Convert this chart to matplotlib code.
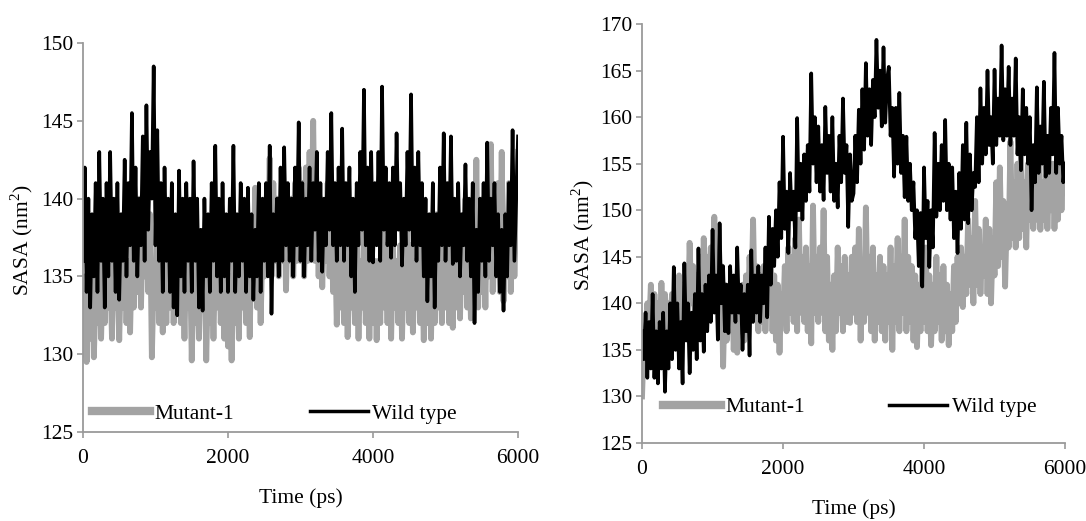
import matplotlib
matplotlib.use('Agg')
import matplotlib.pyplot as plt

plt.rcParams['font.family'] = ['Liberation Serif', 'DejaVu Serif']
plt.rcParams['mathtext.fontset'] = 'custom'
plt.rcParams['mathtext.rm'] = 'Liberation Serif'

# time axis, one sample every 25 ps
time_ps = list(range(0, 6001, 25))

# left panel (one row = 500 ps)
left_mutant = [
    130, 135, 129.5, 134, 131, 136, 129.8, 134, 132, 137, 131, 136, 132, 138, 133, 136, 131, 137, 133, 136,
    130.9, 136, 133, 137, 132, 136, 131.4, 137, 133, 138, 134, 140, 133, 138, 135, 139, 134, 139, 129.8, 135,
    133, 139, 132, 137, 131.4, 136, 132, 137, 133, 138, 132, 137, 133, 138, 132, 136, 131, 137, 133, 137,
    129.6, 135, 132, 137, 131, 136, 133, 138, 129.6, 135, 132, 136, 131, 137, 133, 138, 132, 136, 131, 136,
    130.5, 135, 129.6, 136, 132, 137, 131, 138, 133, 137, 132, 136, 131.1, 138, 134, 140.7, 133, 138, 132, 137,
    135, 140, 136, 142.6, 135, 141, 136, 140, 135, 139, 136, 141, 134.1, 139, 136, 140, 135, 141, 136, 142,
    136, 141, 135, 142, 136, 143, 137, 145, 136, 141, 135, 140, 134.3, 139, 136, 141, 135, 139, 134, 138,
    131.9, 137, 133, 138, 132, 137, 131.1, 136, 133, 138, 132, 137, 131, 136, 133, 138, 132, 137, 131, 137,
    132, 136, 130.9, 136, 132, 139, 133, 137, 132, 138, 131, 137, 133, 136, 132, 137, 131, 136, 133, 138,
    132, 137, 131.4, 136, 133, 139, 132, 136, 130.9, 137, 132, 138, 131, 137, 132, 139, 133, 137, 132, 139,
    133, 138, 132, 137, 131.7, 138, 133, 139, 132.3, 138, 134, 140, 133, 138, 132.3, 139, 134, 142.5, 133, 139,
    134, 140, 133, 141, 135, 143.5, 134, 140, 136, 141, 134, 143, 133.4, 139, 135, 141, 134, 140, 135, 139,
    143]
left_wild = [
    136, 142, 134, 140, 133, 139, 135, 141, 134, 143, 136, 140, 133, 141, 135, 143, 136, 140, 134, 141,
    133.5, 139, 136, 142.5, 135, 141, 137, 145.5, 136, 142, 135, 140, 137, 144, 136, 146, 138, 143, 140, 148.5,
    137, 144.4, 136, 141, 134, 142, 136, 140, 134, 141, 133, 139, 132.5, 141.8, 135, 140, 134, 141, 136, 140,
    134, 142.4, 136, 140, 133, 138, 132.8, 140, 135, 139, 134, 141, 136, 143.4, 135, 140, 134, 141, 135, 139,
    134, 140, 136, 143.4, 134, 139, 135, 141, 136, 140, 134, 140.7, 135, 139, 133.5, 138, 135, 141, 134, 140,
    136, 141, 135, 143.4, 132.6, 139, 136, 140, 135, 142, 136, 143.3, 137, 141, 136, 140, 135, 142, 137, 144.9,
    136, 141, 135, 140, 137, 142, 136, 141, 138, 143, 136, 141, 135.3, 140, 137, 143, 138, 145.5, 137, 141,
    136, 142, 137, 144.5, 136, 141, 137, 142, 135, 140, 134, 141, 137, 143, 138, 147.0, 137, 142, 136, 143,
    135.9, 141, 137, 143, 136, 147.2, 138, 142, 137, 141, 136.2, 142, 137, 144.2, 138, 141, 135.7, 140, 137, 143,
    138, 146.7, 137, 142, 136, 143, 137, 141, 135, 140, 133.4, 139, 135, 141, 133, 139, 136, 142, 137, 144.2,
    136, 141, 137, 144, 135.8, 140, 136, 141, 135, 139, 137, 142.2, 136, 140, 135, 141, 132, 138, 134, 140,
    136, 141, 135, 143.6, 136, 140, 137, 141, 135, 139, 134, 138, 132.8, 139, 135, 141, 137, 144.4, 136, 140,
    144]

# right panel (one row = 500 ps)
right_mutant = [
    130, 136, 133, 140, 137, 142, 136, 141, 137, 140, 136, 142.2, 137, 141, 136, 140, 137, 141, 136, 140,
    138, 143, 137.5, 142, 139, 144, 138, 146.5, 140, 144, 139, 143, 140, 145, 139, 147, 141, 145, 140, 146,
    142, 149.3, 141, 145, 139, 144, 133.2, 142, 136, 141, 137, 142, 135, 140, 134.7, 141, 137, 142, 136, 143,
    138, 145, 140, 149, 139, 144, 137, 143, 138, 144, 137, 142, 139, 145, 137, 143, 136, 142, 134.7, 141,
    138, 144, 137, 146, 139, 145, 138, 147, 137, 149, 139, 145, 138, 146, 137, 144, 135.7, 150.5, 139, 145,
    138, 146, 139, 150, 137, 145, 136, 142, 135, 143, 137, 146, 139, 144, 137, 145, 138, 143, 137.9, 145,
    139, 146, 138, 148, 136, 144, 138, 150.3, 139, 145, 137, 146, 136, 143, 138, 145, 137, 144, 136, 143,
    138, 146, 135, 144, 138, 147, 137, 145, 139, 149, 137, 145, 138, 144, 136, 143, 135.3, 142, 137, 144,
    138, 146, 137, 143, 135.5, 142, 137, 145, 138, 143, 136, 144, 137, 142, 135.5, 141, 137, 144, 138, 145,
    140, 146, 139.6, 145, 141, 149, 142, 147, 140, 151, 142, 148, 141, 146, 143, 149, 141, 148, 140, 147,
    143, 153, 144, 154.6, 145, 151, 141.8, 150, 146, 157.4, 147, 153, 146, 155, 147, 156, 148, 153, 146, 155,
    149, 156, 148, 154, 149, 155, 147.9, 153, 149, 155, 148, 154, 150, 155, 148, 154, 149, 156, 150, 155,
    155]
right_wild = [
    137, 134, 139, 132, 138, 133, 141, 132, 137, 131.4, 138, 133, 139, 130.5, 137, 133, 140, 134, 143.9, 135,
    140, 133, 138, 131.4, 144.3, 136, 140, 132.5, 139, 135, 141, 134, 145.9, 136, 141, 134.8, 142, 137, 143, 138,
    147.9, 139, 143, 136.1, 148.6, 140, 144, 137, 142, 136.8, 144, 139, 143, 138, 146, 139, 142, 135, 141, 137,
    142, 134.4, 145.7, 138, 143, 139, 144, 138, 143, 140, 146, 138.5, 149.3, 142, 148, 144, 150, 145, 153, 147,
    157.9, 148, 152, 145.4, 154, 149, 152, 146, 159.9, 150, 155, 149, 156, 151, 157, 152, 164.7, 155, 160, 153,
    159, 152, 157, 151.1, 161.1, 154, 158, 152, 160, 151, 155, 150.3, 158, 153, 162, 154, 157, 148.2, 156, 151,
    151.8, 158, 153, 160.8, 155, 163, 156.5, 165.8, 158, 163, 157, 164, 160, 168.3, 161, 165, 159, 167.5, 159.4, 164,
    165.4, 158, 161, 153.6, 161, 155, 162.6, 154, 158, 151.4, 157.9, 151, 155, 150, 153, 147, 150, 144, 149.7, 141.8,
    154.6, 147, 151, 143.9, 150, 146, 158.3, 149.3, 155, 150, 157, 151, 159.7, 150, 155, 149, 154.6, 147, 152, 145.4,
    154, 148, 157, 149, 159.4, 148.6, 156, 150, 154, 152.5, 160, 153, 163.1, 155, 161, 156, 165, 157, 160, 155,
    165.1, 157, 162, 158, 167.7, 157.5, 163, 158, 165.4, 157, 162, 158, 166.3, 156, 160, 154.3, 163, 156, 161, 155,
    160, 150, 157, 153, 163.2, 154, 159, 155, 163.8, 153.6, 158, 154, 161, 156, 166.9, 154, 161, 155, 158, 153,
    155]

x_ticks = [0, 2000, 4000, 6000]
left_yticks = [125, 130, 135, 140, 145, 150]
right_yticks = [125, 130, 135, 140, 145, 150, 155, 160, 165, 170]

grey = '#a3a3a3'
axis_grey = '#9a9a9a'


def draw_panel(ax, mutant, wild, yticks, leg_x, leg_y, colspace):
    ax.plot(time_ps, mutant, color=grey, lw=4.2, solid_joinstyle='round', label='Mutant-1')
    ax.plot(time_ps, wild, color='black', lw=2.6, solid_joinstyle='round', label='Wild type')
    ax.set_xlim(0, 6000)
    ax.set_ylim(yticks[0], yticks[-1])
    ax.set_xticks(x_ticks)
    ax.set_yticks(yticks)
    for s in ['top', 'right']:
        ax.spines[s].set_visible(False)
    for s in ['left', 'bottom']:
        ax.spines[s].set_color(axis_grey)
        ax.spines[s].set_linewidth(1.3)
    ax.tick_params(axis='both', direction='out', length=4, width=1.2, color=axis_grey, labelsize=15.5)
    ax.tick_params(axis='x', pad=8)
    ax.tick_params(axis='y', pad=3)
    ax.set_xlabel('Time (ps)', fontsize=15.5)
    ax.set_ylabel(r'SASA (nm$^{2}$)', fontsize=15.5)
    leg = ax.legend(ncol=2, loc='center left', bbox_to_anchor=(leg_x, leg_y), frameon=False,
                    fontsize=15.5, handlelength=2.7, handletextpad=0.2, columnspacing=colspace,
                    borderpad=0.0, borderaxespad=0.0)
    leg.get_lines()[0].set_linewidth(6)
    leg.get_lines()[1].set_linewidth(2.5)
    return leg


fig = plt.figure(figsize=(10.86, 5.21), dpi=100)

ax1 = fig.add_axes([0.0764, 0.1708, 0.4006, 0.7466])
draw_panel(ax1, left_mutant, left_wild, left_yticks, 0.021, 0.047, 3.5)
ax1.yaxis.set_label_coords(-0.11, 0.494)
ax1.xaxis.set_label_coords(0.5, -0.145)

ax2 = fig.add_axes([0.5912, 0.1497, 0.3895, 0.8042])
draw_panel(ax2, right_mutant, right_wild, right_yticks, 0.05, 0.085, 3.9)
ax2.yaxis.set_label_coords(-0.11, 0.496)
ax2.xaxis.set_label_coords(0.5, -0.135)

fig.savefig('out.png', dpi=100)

+ + + + +

Repeat the lines exactly as they stand, from the opening line of the data through the line with "time_ps = list(range(0, 6001, 25))". Pictures stay out of the copy.

Convert this chart to matplotlib code.
import matplotlib
matplotlib.use('Agg')
import matplotlib.pyplot as plt

plt.rcParams['font.family'] = ['Liberation Serif', 'DejaVu Serif']
plt.rcParams['mathtext.fontset'] = 'custom'
plt.rcParams['mathtext.rm'] = 'Liberation Serif'

# time axis, one sample every 25 ps
time_ps = list(range(0, 6001, 25))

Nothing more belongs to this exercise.